De ambtenarenkracht binnen dit type gemeente is lager dan het gemiddelde. Dit heeft te maken met het feit dat ambtenaren minder hoog opgeleid zijn en de formatie relatief krap is.

Binnen de ene gemeente wordt vooral als probleem benoemd dat het soms ontbreekt aan voldoende kritisch en strategisch vermogen, terwijl in de andere, gefuseerde gemeente wordt gesteld dat de ambtenaren van de kleinere gefuseerde gemeenten niet onderdoen voor die van de grotere partners van na de fusie. Het gaat om de attitude van de ambtenaar en die staat, aldus de geïnterviewden, open voor innovatie en verandering. Geen van beide gemeenten heeft te maken met (veel) ingeslapen medewerkers.

Zoals hiervoor al is aangegeven is de verantwoordingskracht binnen de welvarende, meerkernige gemeenten zonder centrumfunctie gemiddeld. Dit wordt bevestigd binnen de twee gemeenten. Bij één van beide gemeenten komt overigens een duidelijke klacht naar voren over de verantwoordingsdruk. Dit duidt niet zozeer op een gebrek aan ambtenarenkracht, maar meer op een gebrek aan begrip voor het nut van veel verplichtingen bij de verantwoording. De zin van het toezicht wordt in twijfel getrokken, omdat er in het toezicht te weinig gekeken wordt naar de effecten van beleid. Het afvinken van checklisten leidt tot schijnzekerheid. Bovendien wordt gesteld dat veel buiten het gezichtsveld van de gemeente plaatsvindt, waarover de gemeente zich echter wel moet verantwoorden. Die verantwoording schiet dan ook wel eens tekort.

De deelname aan intergemeentelijke samenwerking is vergelijkbaar met het landelijk gemiddelde. Dit beeld bestaat overigens niet bij de geïnterviewde vertegenwoordigers van de twee onderzochte gemeenten.
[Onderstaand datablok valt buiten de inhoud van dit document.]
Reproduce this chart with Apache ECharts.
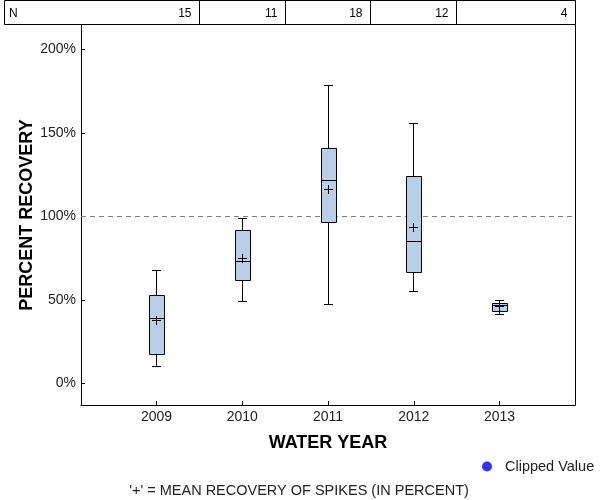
<!DOCTYPE html>
<html><head><meta charset="utf-8">
<script src="https://cdn.jsdelivr.net/npm/echarts@6/dist/echarts.min.js"></script>
<style>html,body{margin:0;padding:0;background:#fff}#chart{width:600px;height:500px}</style>
</head><body><div id="chart"></div>
<script>
// ---- data ----
const years = [2009, 2010, 2011, 2012, 2013];
const nCounts = [15, 11, 18, 12, 4];
const whiskerLow = [10.3, 49.2, 47.4, 55.2, 41.2];
const q1 = [17.5, 61.4, 96.5, 66.2, 43.4];
const median = [39.0, 73.2, 121.3, 85.1, 46.6];
const q3 = [52.8, 91.7, 140.6, 123.8, 48.2];
const whiskerHigh = [67.5, 98.9, 178.3, 155.8, 49.6];
const means = [38.0, 74.6, 116.3, 93.3, 46.3];
const yTicks = [0, 50, 100, 150, 200];
const referenceLine = 100;

const FONT = "'Liberation Sans', Arial, sans-serif";
const boxData = years.map((y, i) => [y, whiskerLow[i], q1[i], median[i], q3[i], whiskerHigh[i], means[i]]);
const tableData = years.map((y, i) => [y, nCounts[i]]);

function crisp(v) { return Math.round(v - 0.5) + 0.5; }

const chart = echarts.init(document.getElementById('chart'), null, {renderer: 'canvas'});
chart.setOption({
  animation: false,
  backgroundColor: '#fff',
  grid: {left: 81, right: 25, top: 25, bottom: 95, show: false},
  legend: {
    data: [{name: 'Clipped Value', icon: 'circle'}],
    left: 482, top: 459, padding: 0, itemWidth: 10, itemHeight: 10,
    textStyle: {fontFamily: FONT, fontSize: 14.5, color: '#222', padding: [0, 0, 0, 8]},
    selectedMode: false
  },
  xAxis: {
    type: 'value', min: 2008.12, max: 2013.88,
    axisLine: {show: true, onZero: false, lineStyle: {color: '#000', width: 1}},
    axisTick: {show: true, inside: true, length: 4, customValues: years, lineStyle: {color: '#000'}},
    axisLabel: {customValues: years, fontFamily: FONT, fontSize: 14, color: '#222', margin: 5, formatter: v => String(v)},
    splitLine: {show: false},
    name: 'WATER YEAR', nameLocation: 'middle', nameGap: 29, nameMoveOverlap: false,
    nameTextStyle: {fontFamily: FONT, fontWeight: 'bold', fontSize: 18, color: '#000'}
  },
  yAxis: {
    type: 'value', min: -12.87, max: 214.67,
    axisLine: {show: true, onZero: false, lineStyle: {color: '#000', width: 1}},
    axisTick: {show: true, inside: true, length: 4, customValues: yTicks, lineStyle: {color: '#000'}},
    axisLabel: {customValues: yTicks, fontFamily: FONT, fontSize: 14, color: '#222', margin: 5, formatter: '{value}%'},
    splitLine: {show: false},
    name: 'PERCENT RECOVERY', nameLocation: 'middle', nameGap: 45, nameMoveOverlap: false,
    nameTextStyle: {fontFamily: FONT, fontWeight: 'bold', fontSize: 18, color: '#000'}
  },
  graphic: [
    {type: 'rect', shape: {x: 4.5, y: 0.5, width: 571, height: 24}, style: {fill: null, stroke: '#000', lineWidth: 1}},
    {type: 'line', shape: {x1: 575.5, y1: 24.5, x2: 575.5, y2: 405.5}, style: {stroke: '#000', lineWidth: 1}},
    {type: 'text', x: 9, y: 14, style: {text: 'N', font: '12px ' + FONT, fill: '#000', align: 'left', verticalAlign: 'middle'}},
    {type: 'text', x: 299, y: 491, style: {text: "'+' = MEAN RECOVERY OF SPIKES (IN PERCENT)", font: '14.5px ' + FONT, fill: '#222', align: 'center', verticalAlign: 'middle'}}
  ],
  series: [
    {
      name: 'Clipped Value', type: 'scatter', data: [], z: 1,
      itemStyle: {color: '#0000ff'},
      markLine: {
        silent: true, symbol: 'none', label: {show: false},
        lineStyle: {color: '#808080', type: [5, 4], width: 1},
        data: [{yAxis: referenceLine}]
      }
    },
    {
      name: 'boxes', type: 'custom', z: 5,
      data: boxData,
      encode: {x: 0, y: [1, 2, 3, 4, 5, 6]},
      renderItem: function (params, api) {
        const yr = api.value(0);
        const cx = crisp(api.coord([yr, 0])[0]);
        const py = i => crisp(api.coord([yr, api.value(i)])[1]);
        const yLo = py(1), yQ1 = py(2), yMed = py(3), yQ3 = py(4), yHi = py(5), yMean = py(6);
        const st = {stroke: '#000', lineWidth: 1, fill: null};
        const cap = 4.5, pl = 4.5;
        return {type: 'group', children: [
          {type: 'line', shape: {x1: cx, y1: yHi, x2: cx, y2: yQ3}, style: st},
          {type: 'line', shape: {x1: cx, y1: yQ1, x2: cx, y2: yLo}, style: st},
          {type: 'line', shape: {x1: cx - cap, y1: yHi, x2: cx + cap, y2: yHi}, style: st},
          {type: 'line', shape: {x1: cx - cap, y1: yLo, x2: cx + cap, y2: yLo}, style: st},
          {type: 'rect', shape: {x: cx - 7, y: yQ3, width: 15, height: yQ1 - yQ3}, style: {fill: '#b9cfe8', stroke: '#000', lineWidth: 1}},
          {type: 'line', shape: {x1: cx - 7, y1: yMed, x2: cx + 8, y2: yMed}, style: st},
          {type: 'line', shape: {x1: cx - pl, y1: yMean, x2: cx + pl, y2: yMean}, style: st},
          {type: 'line', shape: {x1: cx, y1: yMean - pl, x2: cx, y2: yMean + pl}, style: st}
        ]};
      }
    },
    {
      name: 'counts', type: 'custom', z: 5,
      data: tableData,
      encode: {x: 0},
      renderItem: function (params, api) {
        const yr = api.value(0);
        const last = params.dataIndex === years.length - 1;
        const rx = last ? 575.5 : crisp(api.coord([yr + 0.5, 0])[0]);
        const children = [
          {type: 'text', x: rx - 8, y: 14, style: {text: String(api.value(1)), font: '12px ' + FONT, fill: '#000', align: 'right', verticalAlign: 'middle'}}
        ];
        if (!last) children.push({type: 'line', shape: {x1: rx, y1: 0.5, x2: rx, y2: 24.5}, style: {stroke: '#000', lineWidth: 1}});
        return {type: 'group', children: children};
      }
    }
  ]
});
</script></body></html>
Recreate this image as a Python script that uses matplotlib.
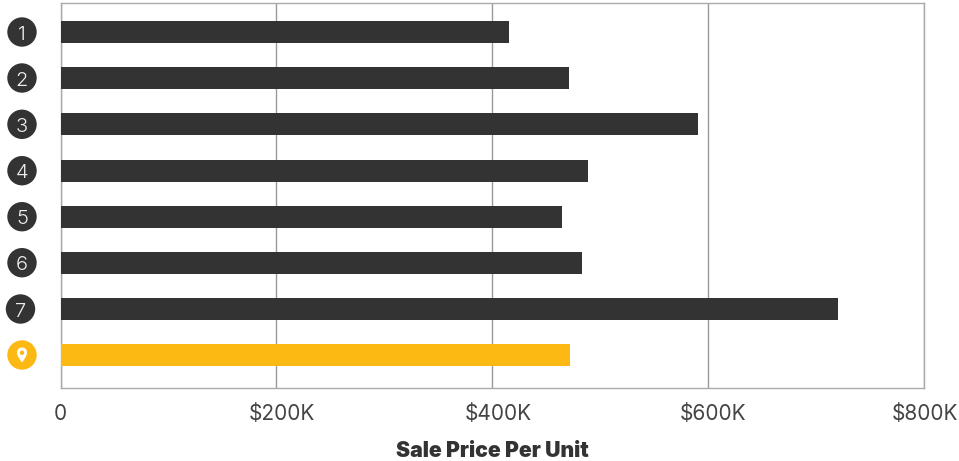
import matplotlib
matplotlib.use('Agg')
import matplotlib.pyplot as plt
from matplotlib.patches import Circle, PathPatch
from matplotlib.path import Path
from matplotlib.transforms import ScaledTranslation

ranks = ['1', '2', '3', '4', '5', '6', '7', '']
prices = [416000, 471000, 591000, 489000, 465000, 483000, 721000, 472000]
colors = ['#333333'] * 7 + ['#FDB913']
ticks = [0, 200000, 400000, 600000, 800000]
tick_labels = ['0', '$200K', '$400K', '$600K', '$800K']

plt.rcParams['font.family'] = ['Inter', 'DejaVu Sans']

W, H = 959, 461
fig = plt.figure(figsize=(W / 100, H / 100), dpi=100)
ax = fig.add_axes([60.5 / W, 1 - 387.5 / H, 863 / W, 384.5 / H])

y = list(range(len(prices)))
ax.barh(y, prices, height=0.477, color=colors, zorder=3)
ax.set_xlim(0, 800000)
ax.set_ylim(7.70, -0.63)
ax.set_yticks([])
ax.set_xticks(ticks)
ax.set_xticklabels(tick_labels, fontsize=15, color='#444444')
ax.tick_params(axis='x', length=0, pad=12)
# dollar labels sit a little right of their gridlines, the last one less so it fits
labels = ax.get_xticklabels()
for lab, px in zip(labels[1:], [6, 6, 5, 1.5]):
    lab.set_transform(lab.get_transform() + ScaledTranslation(px / 100, 0, fig.dpi_scale_trans))
ax.grid(axis='x', color='#999999', lw=1, zorder=1)
for s in ax.spines.values():
    s.set_color('#AAAAAA')
    s.set_linewidth(1)

ax.set_xlabel('Sale Price Per Unit', fontsize=15.3, fontweight=900, color='#333333', labelpad=12)

# rank badges sit left of the axes, in figure pixels
overlay = fig.add_axes([0, 0, 1, 1], facecolor='none')
overlay.set_xlim(0, W)
overlay.set_ylim(H, 0)
overlay.axis('off')
cx = [22, 22, 22, 22, 22, 22, 20.5, 22]
cy = [32, 78, 124.3, 170.7, 216.7, 262.7, 309, 355]
for i, c in enumerate(cy):
    overlay.add_patch(Circle((cx[i], c), 14.7, color=colors[i], lw=0))
    if ranks[i]:
        overlay.text(cx[i], c + 0.5, ranks[i], color='#EEEEEE', fontsize=14.5, fontweight=300,
                     ha='center', va='center_baseline')

# location pin in the last badge
verts = [(22, 362.5),
         (19, 358.5), (17, 355.5), (17, 352.5),
         (17, 349.5), (19.2, 347.5), (22, 347.5),
         (24.8, 347.5), (27, 349.5), (27, 352.5),
         (27, 355.5), (25, 358.5), (22, 362.5)]
codes = [Path.MOVETO] + [Path.CURVE4] * 12
overlay.add_patch(PathPatch(Path(verts, codes), fc='white', lw=0))
overlay.add_patch(Circle((22, 352.8), 2.2, color='#FDB913', lw=0))

fig.savefig('out.png', dpi=100)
Het is mogelijk dat deze gemeenten minder samenwerken, maar desondanks wordt er wel degelijk veel en intensief samengewerkt. De ene gemeente benoemt de sterke regionale samenhang, terwijl dit bij de andere gemeente wat minder het

51

geval is. Hier speelt vooral de concurrentie tussen twee grote gemeenten in de regio en de dominantie van deze grotere gemeenten in de verschillende regionale samenwerkingsverbanden. In deze laatste gemeente wordt ook toegewerkt naar een ambtelijke fusie.

Al met al leidt de veelheid van kernen in Hooghestreek-gemeenten tot enige taakverzwaring, maar die is op te vangen met doordacht kernenbeleid en een krachtdadig college. Dat laatste is soms moeilijk te realiseren en kan dan leiden tot problemen. De welvarendheid van burgers betekent enerzijds dat burgers veel problemen zelf oplossen, maar ook dat zij anderzijds over de bureaucratische vaardigheden beschikken om de gemeente snel aan te spreken als ze direct in hun belang geraakt worden. Voor het overige zijn er geen bijzondere problemen waarin ze zich onderscheiden van de gemiddelde Nederlandse gemeente.